Шутки шутками, но, как предупреждает печатный орган гуманитарной организации ЮНЕСКО (подразделение ООН), основным и самым дешевым инструментом, обеспечивающим прозрачность информационной конфиденциальности, является тривиальный радиопередатчик, изобретенный Поповым и Маркони, только в миниатюрном исполнении. Ваш ближайший друг, выполняя настоятельную просьбу службы сыска, помещает его незаметно от вас в вашем доме в любой щели, а под окнами, — радиус действия «клопа» небольшой, — дежурит, когда надо, легковая машина с антенной. Скромно и со вкусом [53] .
53
Права человека и угроза частной жизни. — Курьер ЮНЕСКО, 1973, июль.
Но со всем этим можно бороться. Средств для выявления и уничтожения клопов и тараканов изобретено бесчисленное множество [54] .
Ну а то, что придумал Лев Сергеевич, напомним, 50 лет назад, — простым дихлофосом не возьмешь. Потому, что — просто и гениально!

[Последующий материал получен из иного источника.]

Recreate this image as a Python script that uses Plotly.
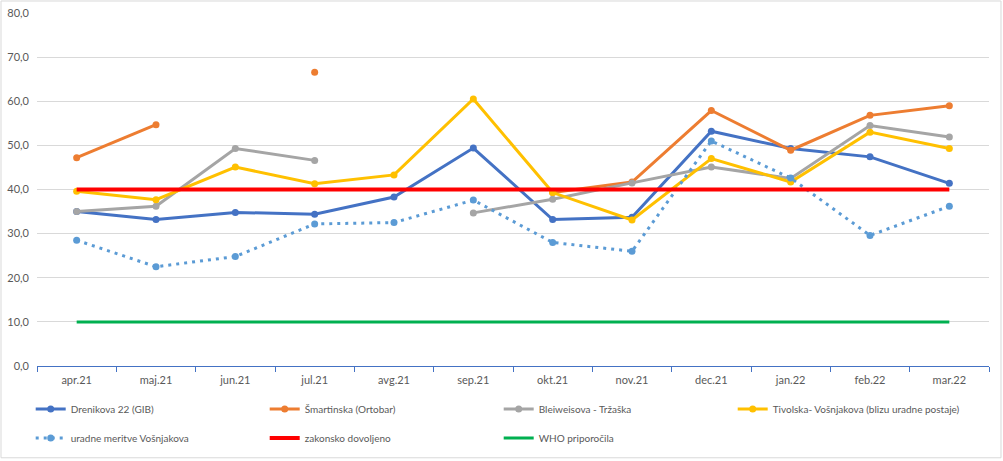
import plotly.graph_objects as go

months = ["apr.21", "maj.21", "jun.21", "jul.21", "avg.21", "sep.21",
          "okt.21", "nov.21", "dec.21", "jan.22", "feb.22", "mar.22"]

drenikova = [35.0, 33.2, 34.8, 34.4, 38.3, 49.4, 33.2, 33.7, 53.2, 49.3, 47.4, 41.4]
smartinska = [47.2, 54.7, None, 66.6, None, None, 39.3, 41.7, 57.9, 48.9, 56.8, 59.0]
bleiweisova = [35.0, 36.2, 49.3, 46.6, None, 34.7, 37.8, 41.5, 45.1, 42.5, 54.5, 51.9]
tivolska = [39.6, 37.7, 45.1, 41.3, 43.3, 60.5, 39.3, 33.1, 47.0, 41.7, 53.0, 49.3]
uradne = [28.5, 22.5, 24.8, 32.2, 32.5, 37.6, 28.0, 26.0, 51.0, 42.6, 29.6, 36.2]
zakonsko = [40.0] * 12
who = [10.0] * 12

names = ["Drenikova 22 (GIB)", "Šmartinska (Ortobar)", "Bleiweisova - Tržaška",
         "Tivolska- Vošnjakova (blizu uradne postaje)", "uradne meritve Vošnjakova",
         "zakonsko dovoljeno", "WHO priporočila"]

fig = go.Figure()

def add_series(y, name, color, dash="solid", markers=True, width=3, legend="legend"):
    fig.add_trace(go.Scatter(
        x=months, y=y, name=name,
        mode="lines+markers" if markers else "lines",
        line=dict(color=color, width=width, dash=dash),
        marker=dict(size=7, color=color),
        connectgaps=False, legend=legend,
    ))

add_series(drenikova, names[0], "#4472C4")
add_series(smartinska, names[1], "#ED7D31")
add_series(bleiweisova, names[2], "#A5A5A5")
add_series(tivolska, names[3], "#FFC000", legend="legend3")
add_series(uradne, names[4], "#5B9BD5", dash="3px,5px", legend="legend2")
add_series(zakonsko, names[5], "#FF0000", markers=False, width=4, legend="legend2")
add_series(who, names[6], "#00B050", markers=False, width=3, legend="legend2")

leg_common = dict(orientation="h", xref="container", yref="container",
                  xanchor="left", yanchor="middle",
                  entrywidth=189, entrywidthmode="pixels", itemwidth=30,
                  font=dict(size=10, color="#595959"), bgcolor="rgba(0,0,0,0)")

fig.update_layout(
    width=1003, height=461,
    margin=dict(l=37, r=14, t=13, b=95, autoexpand=False),
    paper_bgcolor="white", plot_bgcolor="white",
    separators=",.",
    font=dict(family="Lato, Liberation Sans, sans-serif", size=11, color="#595959"),
    showlegend=True,
    legend=dict(x=30.7 / 1003, y=1 - 409 / 461, **leg_common),
    legend2=dict(x=30.7 / 1003, y=1 - 438 / 461, **leg_common),
    legend3=dict(x=732.7 / 1003, y=1 - 409 / 461, orientation="h", xref="container",
                 yref="container", xanchor="left", yanchor="middle", itemwidth=30,
                 font=dict(size=10, color="#595959"), bgcolor="rgba(0,0,0,0)"),
    shapes=[dict(type="rect", xref="paper", yref="paper",
                 x0=-0.0378, x1=1.0126, y0=-0.26, y1=1.034,
                 line=dict(color="#D9D9D9", width=1), layer="below")],
)

fig.update_xaxes(
    type="category", range=[-0.5, 11.5], automargin=False,
    showline=True, linecolor="#4472C4", linewidth=1,
    ticks="outside", tickson="boundaries", ticklen=5, tickcolor="#4472C4",
    ticklabelstandoff=4,
    showgrid=False, tickfont=dict(size=11, color="#595959"),
)
fig.update_yaxes(
    range=[0, 80], dtick=10, tickformat=".1f", automargin=False,
    showgrid=True, gridcolor="#D9D9D9", gridwidth=1,
    zeroline=False, showline=False, ticks="", ticklabelstandoff=7,
    tickfont=dict(size=11, color="#595959"),
)

fig.write_html("out.html", config={"displayModeBar": False},
               post_script="document.body.style.margin='0px';")
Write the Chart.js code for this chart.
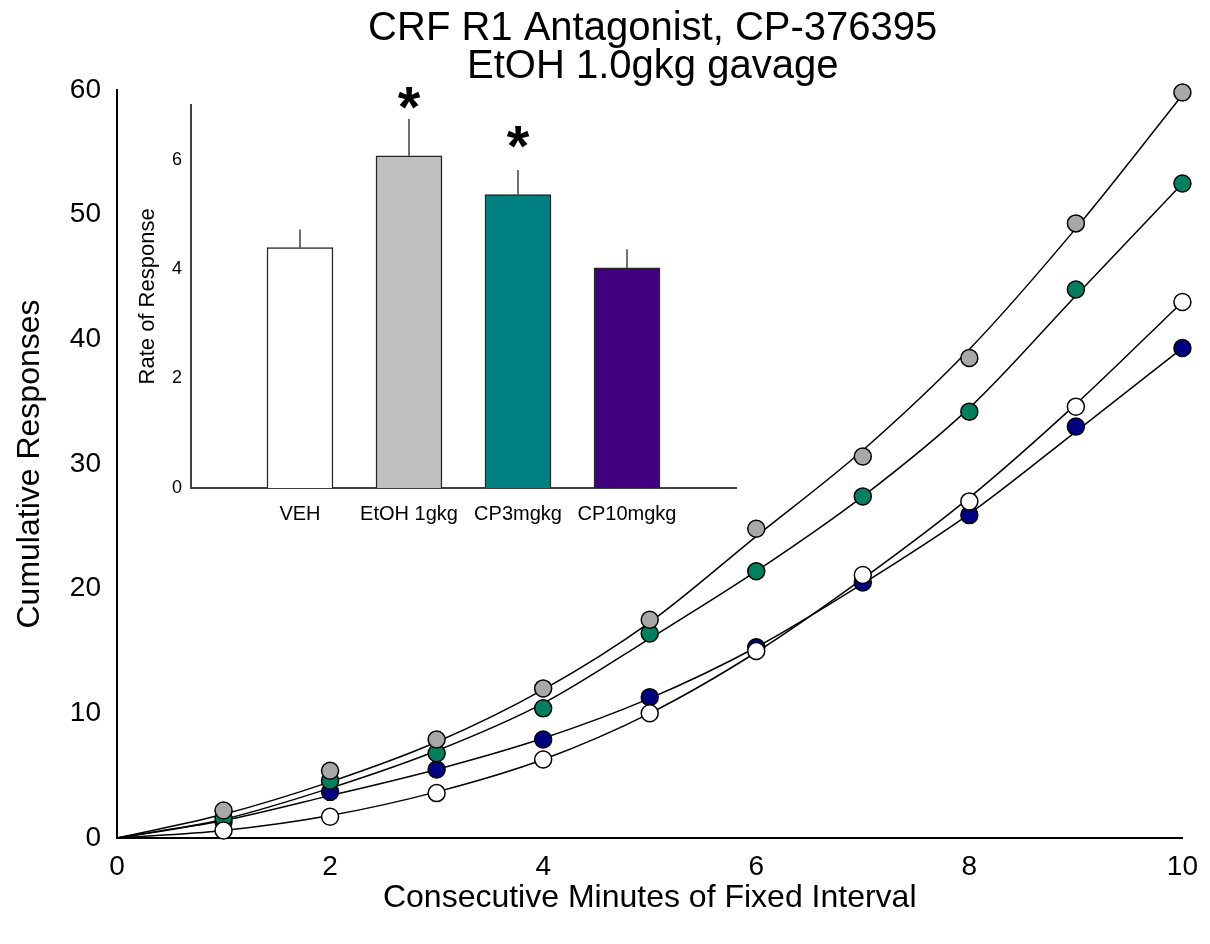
<!DOCTYPE html>
<html>
<head>
<meta charset="utf-8">
<script src="https://cdn.jsdelivr.net/npm/chart.js@4.4.1/dist/chart.umd.min.js"></script>
<style>
  body { margin: 0; background: #fff; }
  #wrap { position: relative; width: 1210px; height: 944px; }
  #main { position: absolute; left: 0; top: 0; }
  #inset { position: absolute; left: 130px; top: 85px; }
</style>
</head>
<body>
<div id="wrap">
  <canvas id="main" width="1210" height="944"></canvas>
  <canvas id="inset" width="620" height="450"></canvas>
</div>
<script>
// observed cumulative responses, minutes 1..10 of the fixed interval
const minutes = [1, 2, 3, 4, 5, 6, 7, 8, 9, 10]
const vehResp   = [0.6, 1.7, 3.6, 6.3, 10.0, 15.0, 21.1, 27.0, 34.6, 43.0]
const etohResp  = [2.2, 5.4, 7.9, 12.0, 17.5, 24.8, 30.6, 38.5, 49.3, 59.8]
const cp3Resp   = [1.6, 4.6, 6.8, 10.4, 16.4, 21.4, 27.4, 34.2, 44.0, 52.5]
const cp10Resp  = [1.3, 3.7, 5.5, 7.9, 11.3, 15.3, 20.5, 25.9, 33.0, 39.3]

// fitted curves, minutes 0..10
const fitMinutes = [0, 1, 2, 3, 4, 5, 6, 7, 8, 9, 10]
const vehFit  = [0, 0.6, 1.8, 3.7, 6.3, 10.0, 14.9, 20.8, 27.3, 34.8, 43.0]
const etohFit = [0, 1.9, 4.5, 7.7, 11.9, 17.3, 24.2, 31.1, 39.2, 48.9, 59.6]
const cp3Fit  = [0, 1.5, 4.0, 7.0, 10.8, 16.0, 21.4, 27.4, 34.5, 43.5, 52.5]
const cp10Fit = [0, 1.4, 3.4, 5.5, 8.0, 11.2, 15.3, 20.4, 26.0, 32.6, 39.3]

// inset: rate of response
const barLabels = ['VEH', 'EtOH 1gkg', 'CP3mgkg', 'CP10mgkg']
const barMeans  = [4.39, 6.07, 5.36, 4.02]
const barSem    = [0.33, 0.67, 0.45, 0.34]
const starAt    = [null, 7.11, 6.40, null]

const mainTicks = [0, 10, 20, 30, 40, 50, 60]
const minuteTicks = [0, 2, 4, 6, 8, 10]
const rateTicks = [0, 2, 4, 6]
const titleLines = ['CRF R1 Antagonist, CP-376395', 'EtOH 1.0gkg gavage']

const FONT = 'Liberation Sans, Arial, sans-serif'
Chart.defaults.font.family = FONT
Chart.defaults.color = '#000'

function dots(vals, fill){
  return {
    data: minutes.map((m, i) => ({x: m, y: vals[i]})),
    showLine: false,
    order: 0,
    backgroundColor: fill,
    pointBackgroundColor: fill,
    pointBorderColor: '#000',
    pointBorderWidth: 1.5,
    pointRadius: 8.5,
    clip: false
  }
}

function fit(vals){
  return {
    data: fitMinutes.map((m, i) => ({x: m, y: vals[i]})),
    order: 1,
    borderColor: '#000',
    borderWidth: 1.5,
    pointRadius: 0,
    cubicInterpolationMode: 'monotone',
    clip: false
  }
}

// title centred over the plot area, not the whole canvas
const plotTitle = {
  id: 'plotTitle',
  afterDraw(chart){
    const ctx = chart.ctx
    const cx = (chart.chartArea.left + chart.chartArea.right) / 2
    ctx.save()
    ctx.fillStyle = '#000'
    ctx.font = '40px ' + FONT
    ctx.textAlign = 'center'
    ctx.textBaseline = 'middle'
    titleLines.forEach((t, i) => ctx.fillText(t, cx + 3, 29 + i * 38))
    ctx.restore()
  }
}

const mainChart = new Chart(document.getElementById('main').getContext('2d'), {
  type: 'line',
  data: {
    datasets: [
      dots(vehResp, '#ffffff'),
      dots(etohResp, '#a8a8a8'),
      dots(cp3Resp, '#00805f'),
      dots(cp10Resp, '#000080'),
      fit(vehFit),
      fit(etohFit),
      fit(cp3Fit),
      fit(cp10Fit)
    ]
  },
  options: {
    responsive: false,
    animation: false,
    devicePixelRatio: 1,
    layout: { padding: { left: 0, right: 26, top: 90, bottom: 0 } },
    plugins: {
      legend: { display: false },
      tooltip: { enabled: false },
      title: { display: false }
    },
    scales: {
      x: {
        type: 'linear', min: 0, max: 10,
        afterFit: s => { s.height = 106 },
        afterBuildTicks: s => { s.ticks = minuteTicks.map(v => ({value: v})) },
        grid: { display: false, drawTicks: false },
        border: { color: '#000', width: 2 },
        ticks: { font: { size: 28 }, padding: 12 },
        title: { display: true, text: 'Consecutive Minutes of Fixed Interval', font: { size: 32 }, padding: { bottom: 27 } }
      },
      y: {
        type: 'linear', min: 0, max: 60,
        afterFit: s => { s.width = 117 },
        afterBuildTicks: s => { s.ticks = mainTicks.map(v => ({value: v})) },
        grid: { display: false, drawTicks: false },
        border: { color: '#000', width: 2 },
        ticks: { font: { size: 28 }, padding: 16 },
        title: { display: true, text: 'Cumulative Responses', font: { size: 32 }, padding: { top: 11 } }
      }
    }
  },
  plugins: [plotTitle]
})

// error bars + asterisks for the inset
const insetMarks = {
  id: 'insetMarks',
  afterDatasetsDraw(chart){
    const ctx = chart.ctx
    const meta = chart.getDatasetMeta(0)
    const y = chart.scales.y
    ctx.save()
    ctx.strokeStyle = '#404040'
    ctx.lineWidth = 1.5
    barMeans.forEach((m, i) => {
      const bar = meta.data[i + 1]
      ctx.beginPath()
      ctx.moveTo(bar.x, y.getPixelForValue(m))
      ctx.lineTo(bar.x, y.getPixelForValue(m + barSem[i]))
      ctx.stroke()
    })
    ctx.fillStyle = '#000'
    ctx.font = 'bold 58px ' + FONT
    ctx.textAlign = 'center'
    ctx.textBaseline = 'alphabetic'
    starAt.forEach((v, i) => {
      if(v == null) return
      const bar = meta.data[i + 1]
      ctx.fillText('*', bar.x, y.getPixelForValue(v) + 28)
    })
    ctx.restore()
  }
}

const insetChart = new Chart(document.getElementById('inset').getContext('2d'), {
  type: 'bar',
  data: {
    labels: ['', ...barLabels, ''],
    datasets: [{
      data: [null, ...barMeans, null],
      backgroundColor: ['#fff', '#ffffff', '#c0c0c0', '#008080', '#400080', '#fff'],
      borderColor: '#262626',
      borderWidth: 1.5,
      borderSkipped: 'bottom',
      barThickness: 66
    }]
  },
  options: {
    responsive: false,
    animation: false,
    devicePixelRatio: 1,
    layout: { padding: { left: 0, right: 10, top: 0, bottom: 0 } },
    plugins: { legend: { display: false }, tooltip: { enabled: false } },
    scales: {
      x: {
        offset: false,
        afterFit: s => { s.height = 47 },
        grid: { display: false, drawTicks: false },
        border: { color: '#404040', width: 2 },
        ticks: { font: { size: 20 }, padding: 14, maxRotation: 0, autoSkip: false }
      },
      y: {
        min: 0, max: 7,
        afterFit: s => { s.width = 61 },
        afterBuildTicks: s => { s.ticks = rateTicks.map(v => ({value: v})) },
        grid: { display: false, drawTicks: false },
        border: { color: '#404040', width: 2 },
        ticks: { font: { size: 18 }, padding: 9 },
        title: { display: true, text: 'Rate of Response', font: { size: 22 }, padding: { top: 5 } }
      }
    }
  },
  plugins: [insetMarks]
})
</script>
</body>
</html>
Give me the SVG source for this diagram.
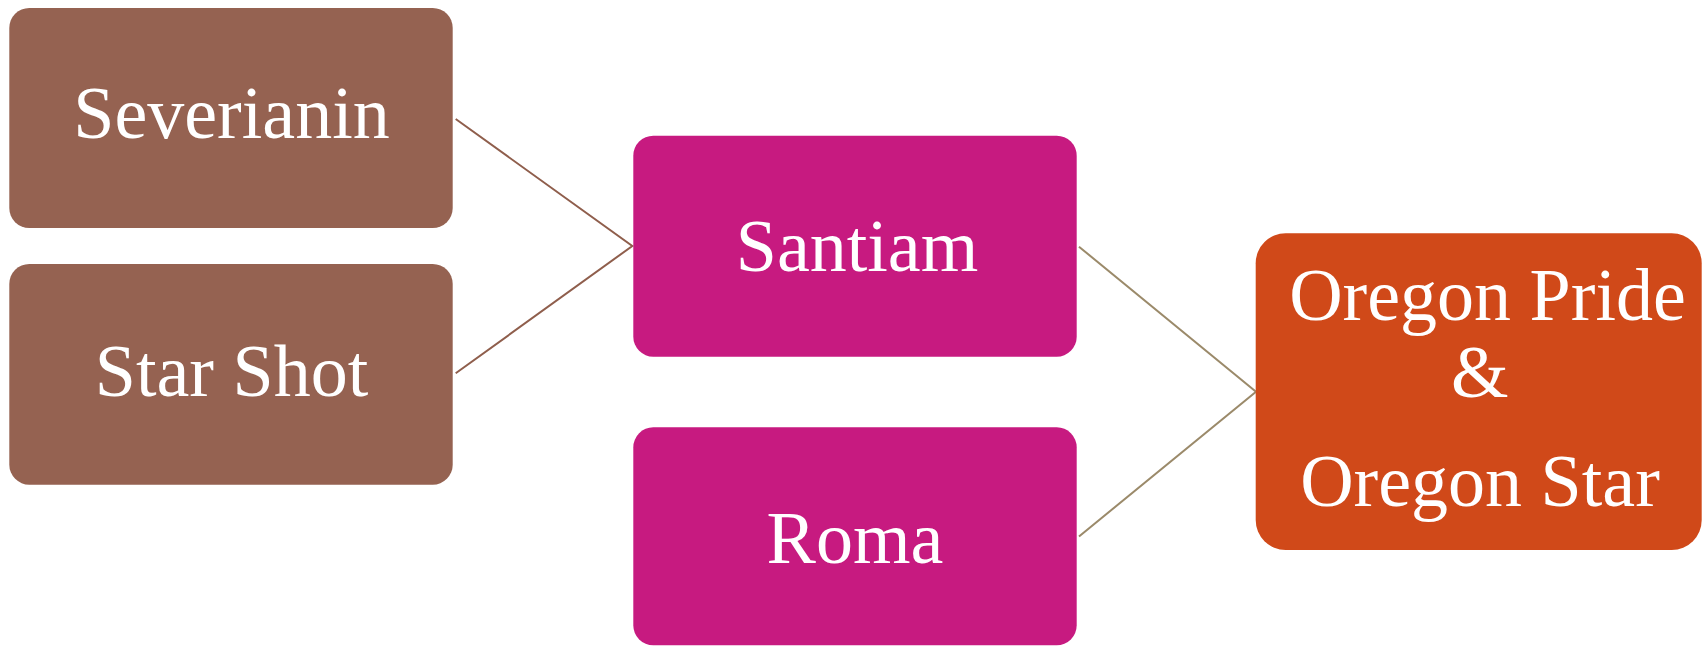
<svg xmlns="http://www.w3.org/2000/svg" width="1707" height="646" viewBox="0 0 1707 646">
<style>
.lbl{font-family:"Liberation Serif","Times New Roman",serif;font-size:74px;fill:#FFFFFF;text-anchor:middle}
.brown{fill:#956251}
.mag{fill:#C71A80}
.org{fill:#D04919}
.c1{stroke:#8F5E4C;stroke-width:2;fill:none}
.c2{stroke:#9B8A6A;stroke-width:2;fill:none}
</style>
<rect width="1707" height="646" fill="#FFFFFF"/>
<g id="connectors">
<path class="c1" d="M455.7,119 L632.3,246 L455.7,373.3"/>
<path class="c2" d="M1079,246.7 L1256,391.7 L1079,536.5"/>
</g>
<g id="severianin">
<rect class="brown" x="9.3" y="8" width="443.4" height="220" rx="20" ry="20"/>
<text class="lbl" x="231.5" y="138">Severianin</text>
</g>
<g id="starshot">
<rect class="brown" x="9.3" y="264" width="443.4" height="220.7" rx="20" ry="20"/>
<text class="lbl" x="231.5" y="395.7">Star Shot</text>
</g>
<g id="santiam">
<rect class="mag" x="633.3" y="135.7" width="443.4" height="221" rx="20" ry="20"/>
<text class="lbl" x="857" y="271">Santiam</text>
</g>
<g id="roma">
<rect class="mag" x="633.3" y="427.3" width="443.4" height="218" rx="20" ry="20"/>
<text class="lbl" x="855" y="562.7">Roma</text>
</g>
<g id="oregon">
<rect class="org" x="1255.7" y="233.3" width="446" height="316.7" rx="30" ry="30"/>
<text class="lbl" x="1487.5" y="320">Oregon Pride</text>
<text class="lbl" x="1479.7" y="396.7">&amp;</text>
<text class="lbl" x="1480" y="506">Oregon Star</text>
</g>
</svg>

Когда люди разговаривают в комнате, воздух от этих разговоров шевелится и заставляет шевелиться, дрожать, совсем незаметно, стекла в этой комнате. Издалека, из другого дома, может быть, за полкилометра, на эти стекла направлен луч света (невидимый, в инфракрасном диапазоне, чтоб не заметили). Этот свет отражается от стекла и, возвращаясь, попадает на устройство, которым пользовались когда-то для подтверждения теории относительности (называется интерферометр), а затем на фотоэлемент. Короче, стекло от разговора мелко-мелко, очень мелко, на уровне длины электромагнитной волны, дребезжит. И в итоге, за полкилометра от этого стекла, в другой, заинтересованной комнате, «дребезжит» громкоговоритель. Бесконтактный, очень элегантный сеанс односторонней связи! Суметь сжать свет в узкий пучок, сделать его невидимым, изловить жалкие остатки при отражении, — это вам не «клопа» засадить в сетевую розетку!
54
Duskam S. W. Detection of clandestine eavesdropping devices.
– Proceedings of «First international electronic crime countermeasures conference», Edinburgh, 1973.